W mediach społecznościowych nie zabrakło jednak też komentarzy z drugiej strony politycznej sceny.
"Generała z WSI badającego rosyjskie wpływy mógłby przebić tylko minister-właściciel kancelarii notarialnej lobbujący za kredytem 0 proc. na mieszkania... oh, wait..." - stwierdził we wpisie były szef MON Mariusz Błaszczak.
Stanisław Żaryn opisał raport jako "wielopoziomową kompromitację Komisji Stróżyka". "Polityczne oceny, dowód na łamanie Zarządzenia powołującego Komisję, tezy i oceny merytorycznie słabe, a często nieweryfikowalne. Wycieczki polityczne. Cienizna. To nawet nie kapiszon.

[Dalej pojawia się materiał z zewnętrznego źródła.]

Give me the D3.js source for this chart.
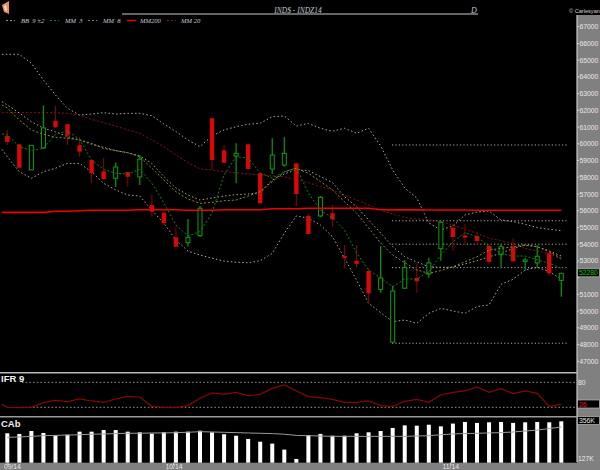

Spodziewałem się czegoś mocniejszego..." - stwierdził doradca prezydenta RP.
Z kolei według Mariusza Kamińskiego "fakty jasno przeczą dzisiejszym manipulacjom Stróżyka".
"Dzięki reformie ABW, w 2023 r. w kontrwywiadzie służyło ponad dwa razy więcej funkcjonariuszy niż w roku 2015. Postawiliśmy na pracę operacyjną, odchudzając służbę ze stanowisk kierowniczych i logistycznych. Kontrwywiad zyskał na skuteczności. W latach 2015-2023 udało się nam zneutralizować 101 rosyjskich i białoruskich szpiegów, 46 zostało aresztowanych, a 55 działających pod przykryciem dyplomatycznym zostało wydalonych z Polski. Jak generał Stróżyk chce szukać rosyjskich wpływów, niech zajmie się własnym środowiskiem" - napisał na platformie X polityk PiS.